The entire recollection of The Time Traveler’s adventure, told through his perspective, also possessed a remarkably Victorian breath of arrogance about it. Readers could easily tell that The Time Traveler identified more with the Eloi, the kinder, more graceful race, albeit lazy and incompetent; while he’s fearful of the murderous Morlocks who dwell in darkness. It could very well be said that the two descendants of the human race presented by Wells were representative of the upper class and lower class in Victorian England at the time. This was Wells’ way of warning society that if they kept up with their ignorance and self-indulgence, they could devolve into incompetent or monstrous creatures.
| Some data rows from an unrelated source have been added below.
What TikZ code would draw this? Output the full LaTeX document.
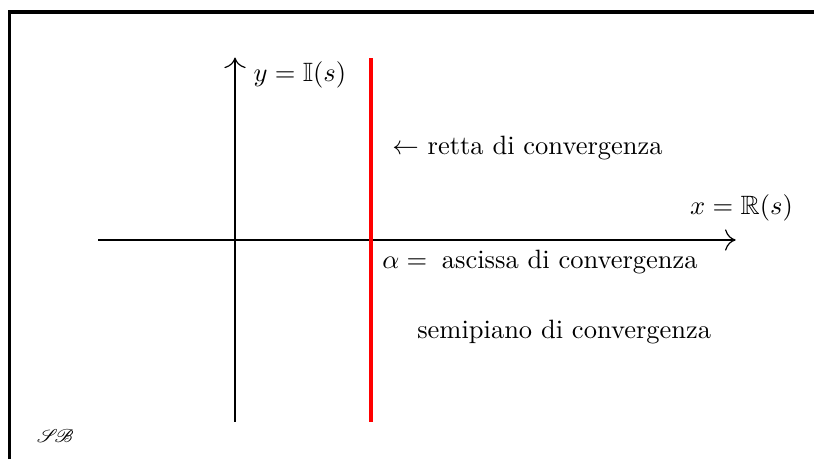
\documentclass[tikz,border=0pt]{standalone}
\usepackage{amsmath,amssymb}
\usepackage{mathrsfs}
\usepackage{tikz}
\usetikzlibrary{arrows.meta}

\begin{document}
\begin{tikzpicture}[x=1cm,y=1cm]
	\tikzset{lbl/.style={anchor=west, inner sep=0pt},
		asse/.style={line width=0.45pt, -{To[length=4pt,width=8pt]}}}
	\useasboundingbox (-3.117,-2.905) rectangle (7.679,3.183);
	% cornice
	\draw [line width=1.15pt] (-2.997,-2.905) -- (-2.997,3.024) -- (7.679,3.024);
	% assi
	\coordinate (xmin) at (-1.817,0);
	\coordinate (xmax) at (6.64,0);
	\coordinate (ymin) at (0,-2.414);
	\coordinate (ymax) at (0,2.42);
	\draw [asse] (xmin) -- (xmax);
	\draw [asse] (ymin) -- (ymax);
	\node [lbl] (ylab) at (0.239,2.19) {$y=\mathbb{I}(s)$};
	\node [lbl] (xlab) at (6.03,0.42) {$x=\mathbb{R}(s)$};
	% retta di convergenza
	\coordinate (alow) at (1.804,-2.414);
	\coordinate (ahigh) at (1.804,2.414);
	\draw [red, line width=1.4pt] (alow) -- (ahigh);
	\node [lbl] (retta) at (2.08,1.22) {$\leftarrow$ retta di convergenza};
	\node [lbl] (ascissa) at (1.946,-0.29) {$\alpha=$\hspace{0.55em}ascissa di convergenza};
	\node [lbl] (semi) at (2.41,-1.216) {semipiano di convergenza};
	\node [lbl, font=\scriptsize] (firma) at (-2.639,-2.60) {$\mathscr{S}\!\mathscr{B}$};
\end{tikzpicture}
\end{document}
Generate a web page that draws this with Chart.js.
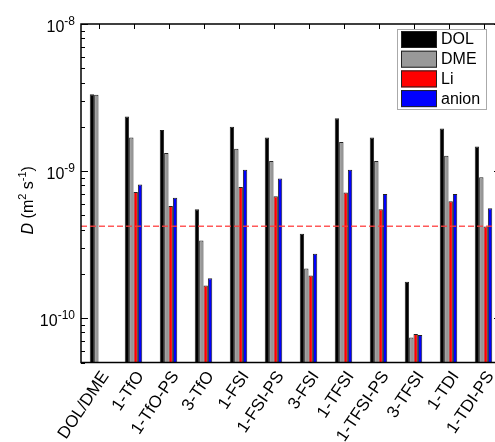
<!DOCTYPE html>
<html>
<head>
<meta charset="utf-8">
<script src="https://cdn.jsdelivr.net/npm/chart.js@4"></script>
<style>
html, body { margin: 0; padding: 0; background: #fff; overflow: hidden; }
#wrap { width: 510px; height: 442px; position: relative; }
</style>
</head>
<body>
<div id="wrap"><canvas id="chart"></canvas></div>
<script>
const categories = ['DOL/DME', '1-TfO', '1-TfO-PS', '3-TfO', '1-FSI', '1-FSI-PS',
                    '3-FSI', '1-TFSI', '1-TFSI-PS', '3-TFSI', '1-TDI', '1-TDI-PS'];
const dolValues   = [3.33e-9, 2.35e-9, 1.90e-9, 5.5e-10, 2.00e-9, 1.69e-9, 3.75e-10, 2.29e-9, 1.69e-9, 1.77e-10, 1.95e-9, 1.47e-9];
const dmeValues   = [3.30e-9, 1.69e-9, 1.33e-9, 3.38e-10, 1.42e-9, 1.17e-9, 2.18e-10, 1.58e-9, 1.17e-9, 7.4e-11, 1.27e-9, 9.1e-10];
const liValues    = [null, 7.2e-10, 5.8e-10, 1.67e-10, 7.8e-10, 6.75e-10, 1.95e-10, 7.15e-10, 5.5e-10, 7.8e-11, 6.24e-10, 4.2e-10];
const anionValues = [null, 8.1e-10, 6.6e-10, 1.87e-10, 1.02e-9, 8.9e-10, 2.74e-10, 1.02e-9, 7.0e-10, 7.7e-11, 7.0e-10, 5.6e-10];
const refValue = 4.22e-10;
const yMin = 5e-11, yMax = 1e-8;
const yMajorExponents = [-8, -9, -10];

const FONT = "'Liberation Sans', Arial, sans-serif";
const edge = '#222';

function barSet(label, data, fill) {
    return { label, data, backgroundColor: fill, borderColor: edge, borderWidth: 1 };
}

// axes frame, ticks, labels and legend drawn over the bars
const framePlugin = {
    id: 'frame',
    afterDraw(chart) {
        const ctx = chart.ctx;
        const a = chart.chartArea;
        const y = chart.scales.y;
        const x = chart.scales.x;
        ctx.save();

        // reference line
        const ry = y.getPixelForValue(refValue);
        ctx.strokeStyle = 'rgba(255, 60, 60, 0.85)';
        ctx.lineWidth = 1.5;
        ctx.setLineDash([6, 3]);
        ctx.beginPath();
        ctx.moveTo(a.left, ry);
        ctx.lineTo(a.right, ry);
        ctx.stroke();
        ctx.setLineDash([]);

        // box
        ctx.strokeStyle = '#000';
        ctx.lineWidth = 1.5;
        ctx.strokeRect(a.left, a.top, a.right - a.left, a.bottom - a.top);

        // log ticks, left and right
        ctx.lineWidth = 1;
        for (let e = -11; e <= -8; e++) {
            for (let m = 1; m <= 9; m++) {
                const v = m * Math.pow(10, e);
                if (v < yMin * 0.999 || v > yMax * 1.001) continue;
                const py = Math.round(y.getPixelForValue(v)) + 0.5;
                const len = m === 1 ? 7 : 4;
                ctx.beginPath();
                ctx.moveTo(a.left, py); ctx.lineTo(a.left + len, py);
                ctx.moveTo(a.right, py); ctx.lineTo(a.right - len, py);
                ctx.stroke();
            }
        }
        // top ticks at categories
        categories.forEach((c, i) => {
            const px = Math.round(x.getPixelForValue(i)) + 0.5;
            ctx.beginPath();
            ctx.moveTo(px, a.top); ctx.lineTo(px, a.top + 5);
            ctx.stroke();
        });

        // y tick labels with exponents
        ctx.fillStyle = '#000';
        ctx.textAlign = 'right';
        ctx.textBaseline = 'alphabetic';
        yMajorExponents.forEach(e => {
            const py = y.getPixelForValue(Math.pow(10, e));
            const sup = '-' + Math.abs(e);
            ctx.font = '12px ' + FONT;
            const sw = ctx.measureText(sup).width;
            ctx.fillText(sup, 75, py + 1);
            ctx.font = '16px ' + FONT;
            ctx.fillText('10', 75 - sw, py + 7.5);
        });

        // y title: D (m2 s-1)
        ctx.translate(33, (a.top + a.bottom) / 2 + 7);
        ctx.rotate(-Math.PI / 2);
        const parts = [
            ['italic 16px ' + FONT, 'D', 0],
            ['16px ' + FONT, ' (m', 0],
            ['11px ' + FONT, '2', -7],
            ['16px ' + FONT, ' s', 0],
            ['11px ' + FONT, '-1', -7],
            ['16px ' + FONT, ')', 0]
        ];
        let total = 0;
        parts.forEach(p => { ctx.font = p[0]; total += ctx.measureText(p[1]).width; });
        let tx = -total / 2;
        ctx.textAlign = 'left';
        parts.forEach(p => {
            ctx.font = p[0];
            ctx.fillText(p[1], tx, p[2]);
            tx += ctx.measureText(p[1]).width;
        });
        ctx.setTransform(1, 0, 0, 1, 0, 0);

        // legend
        const lx = 397, ly = 29, lw = 89, lh = 80;
        ctx.fillStyle = '#fff';
        ctx.fillRect(lx, ly, lw, lh);
        ctx.strokeStyle = '#aaa';
        ctx.lineWidth = 1;
        ctx.strokeRect(lx + 0.5, ly + 0.5, lw, lh);
        ctx.font = '16px ' + FONT;
        ctx.textBaseline = 'middle';
        chart.data.datasets.forEach((ds, i) => {
            const sy = ly + 2 + i * 19.7;
            ctx.fillStyle = ds.backgroundColor;
            ctx.fillRect(lx + 4, sy, 36, 17);
            ctx.strokeStyle = edge;
            ctx.strokeRect(lx + 4.5, sy + 0.5, 35, 16);
            ctx.fillStyle = '#000';
            ctx.fillText(ds.label, lx + 44, sy + 9);
        });
        ctx.restore();
    }
};

new Chart(document.getElementById('chart'), {
    type: 'bar',
    data: {
        labels: categories,
        datasets: [
            barSet('DOL', dolValues, '#000000'),
            barSet('DME', dmeValues, '#999999'),
            barSet('Li', liValues, '#ff0000'),
            barSet('anion', anionValues, '#0000ff')
        ]
    },
    options: {
        responsive: true,
        maintainAspectRatio: false,
        animation: false,
        devicePixelRatio: 1,
        layout: { padding: { top: 24, right: 9, left: 0, bottom: 0 } },
        datasets: { bar: { categoryPercentage: 0.5, barPercentage: 1.0 } },
        plugins: { legend: { display: false }, tooltip: { enabled: false } },
        scales: {
            x: {
                type: 'category',
                grid: { display: false, drawTicks: false },
                border: { display: false },
                ticks: {
                    color: '#000',
                    font: { family: FONT, size: 17 },
                    minRotation: 56,
                    maxRotation: 56,
                    autoSkip: false,
                    padding: 5,
                    labelOffset: 7
                },
                afterFit: s => { s.height = 79.5; }
            },
            y: {
                type: 'logarithmic',
                min: yMin,
                max: yMax,
                grid: { display: false, drawTicks: false },
                border: { display: false },
                ticks: { display: false },
                afterFit: s => { s.width = 81; }
            }
        }
    },
    plugins: [framePlugin]
});
</script>
</body>
</html>
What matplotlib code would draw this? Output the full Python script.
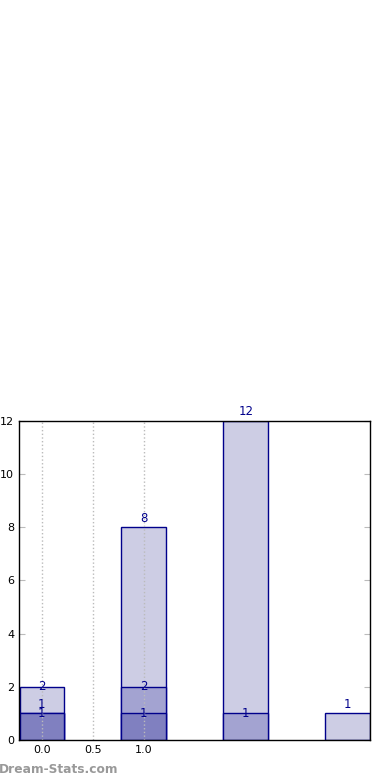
import matplotlib
matplotlib.use("Agg")
import matplotlib.pyplot as plt

# -------------------------------
# Data
# -------------------------------
positions = [0, 1, 2, 3]
light_vals = [2, 8, 12, 1]
medium_pos = [0, 1, 2]
medium_vals = [1, 2, 1]
dark_pos = [0, 1]
dark_vals = [1, 1]
xtick_vals = [0.0, 0.5, 1.0]
xtick_labels = ["0.0", "0.5", "1.0"]
ytick_vals = [0, 2, 4, 6, 8, 10, 12]

# label vertical offsets in points (0 = centred on bar top)
light_off = [0, 6.5, 6.5, 6.5]
medium_off = [6.5, 0, 0]
dark_off = [0, 0]

navy = "#00008b"
c_light = "#cdcde4"
c_medium = "#a3a3d1"
c_dark = "#8080c0"

# -------------------------------
# Plot
# -------------------------------
fig = plt.figure(figsize=(3.9, 7.8), dpi=100)
ax = fig.add_axes([0.0487, 0.0513, 0.9, 0.409])

w = 0.44
ax.bar(positions, light_vals, width=w, color=c_light, edgecolor=navy, linewidth=1, zorder=2)
ax.bar(medium_pos, medium_vals, width=w, color=c_medium, edgecolor=navy, linewidth=1, zorder=3)
ax.bar(dark_pos, dark_vals, width=w, color=c_dark, edgecolor=navy, linewidth=1, zorder=4)

def put_labels(xs, vs, offs, col):
    for x, v, o in zip(xs, vs, offs):
        ax.annotate(str(v), (x, v), xytext=(0, o), textcoords="offset points",
                    ha="center", va="center", fontsize=8.5, color=col, zorder=6)

put_labels(positions, light_vals, light_off, navy)
put_labels(medium_pos, medium_vals, medium_off, navy)
put_labels(dark_pos, dark_vals, dark_off, navy)

ax.set_xlim(-0.225, 3.22)
ax.set_ylim(0, 12)
ax.set_xticks(xtick_vals)
ax.set_xticklabels(xtick_labels)
ax.set_yticks(ytick_vals)
ax.tick_params(axis="both", labelsize=8, color="#bbbbbb", length=4, direction="in")
ax.tick_params(axis="y", right=True)
ax.tick_params(axis="x", length=0)
for x in xtick_vals:
    ax.axvline(x, color="#bbbbbb", linestyle=":", linewidth=1, zorder=5)
for s in ax.spines.values():
    s.set_linewidth(1)
    s.set_zorder(7)

fig.text(-0.003, 0.005, "Dream-Stats.com", fontsize=8.8, fontweight="bold", color="#999999",
         ha="left", va="bottom")

fig.savefig("out.png", dpi=100)
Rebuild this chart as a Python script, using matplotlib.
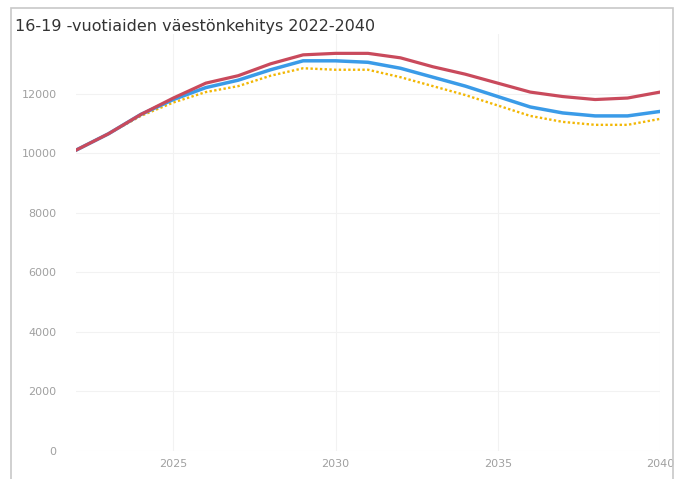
import matplotlib.pyplot as plt
from matplotlib.patches import Rectangle

# ---------------------------
# Data
# ---------------------------
years = list(range(2022, 2041))

red_series = [10100, 10650, 11300, 11850, 12350, 12600, 13000, 13300, 13350, 13350,
              13200, 12900, 12650, 12350, 12050, 11900, 11800, 11850, 12050]
blue_series = [10100, 10650, 11300, 11800, 12200, 12450, 12800, 13100, 13100, 13050,
               12850, 12550, 12250, 11900, 11550, 11350, 11250, 11250, 11400]
yellow_series = [10100, 10650, 11250, 11700, 12050, 12250, 12600, 12850, 12800, 12800,
                 12550, 12250, 11950, 11600, 11250, 11050, 10950, 10950, 11150]

x_ticks = [2025, 2030, 2035, 2040]
y_ticks = [0, 2000, 4000, 6000, 8000, 10000, 12000]

title = "16-19 -vuotiaiden väestönkehitys 2022-2040"

# ---------------------------
# Plot
# ---------------------------
fig = plt.figure(figsize=(6.84, 4.79), dpi=100)
fig.patches.append(Rectangle((11 / 684, -0.01), 662 / 684, 1 - 8 / 479 + 0.01,
                             transform=fig.transFigure, fill=False,
                             edgecolor="#c8c8c8", linewidth=1.2))

ax = fig.add_axes([76 / 684, 1 - 451 / 479, 584 / 684, (451 - 34) / 479])

ax.plot(years, yellow_series, color="#f2b705", linewidth=1.7, linestyle=(0, (1, 1)))
ax.plot(years, blue_series, color="#3a9be8", linewidth=2.5)
ax.plot(years, red_series, color="#c94a5c", linewidth=2.3)

ax.set_xlim(2022, 2040)
ax.set_ylim(0, 14000)
ax.set_xticks(x_ticks)
ax.set_yticks(y_ticks)
ax.tick_params(length=0, labelsize=8, colors="#a0a0a0", pad=14)
ax.tick_params(axis="x", pad=6)
ax.grid(True, color="#f2f2f2", linewidth=0.8)
ax.set_axisbelow(True)
for s in ax.spines.values():
    s.set_visible(False)

fig.text(15 / 684, 1 - 27 / 479, title, fontsize=11.5, color="#333333",
         va="center", ha="left")

plt.savefig("out.png", dpi=100)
However, the entire time I just felt a little odd about the lower class, from my interpretation, being depicted as something brutish and pitiful while the upper class, despite being weaker, still retained some of their “grace.” It felt almost hypocritical of Wells, to warn about society and make such class distinctions.

The ideas that Wells presented might have been mind-boggling for Victorian readers, but (I guess thanks to Wells?) time travel is now such a norm, and so many stories have been written about it, so many stories have been written about time traveling loopholes and debunking, that Wells’ original narrative no longer holds up. It was boring to read. I know I’m starting to sound like an ungrateful child, but a boring book is a boring book.

The narrator of the novel, who witnessed The Time Traveler recount his tale at dinner, must have been at the worst dinner party in the world. For me, reading this book was like being forced to go to that one family reunion dinner I never wanted to go to, and then being trapped in a seat next to my sexist albeit intelligent uncle as he recounts how one time, he decided not to be a dick to his wife…all the while not being able to say a word, and without a drop of alcohol.




“We are always getting away from the present moment.”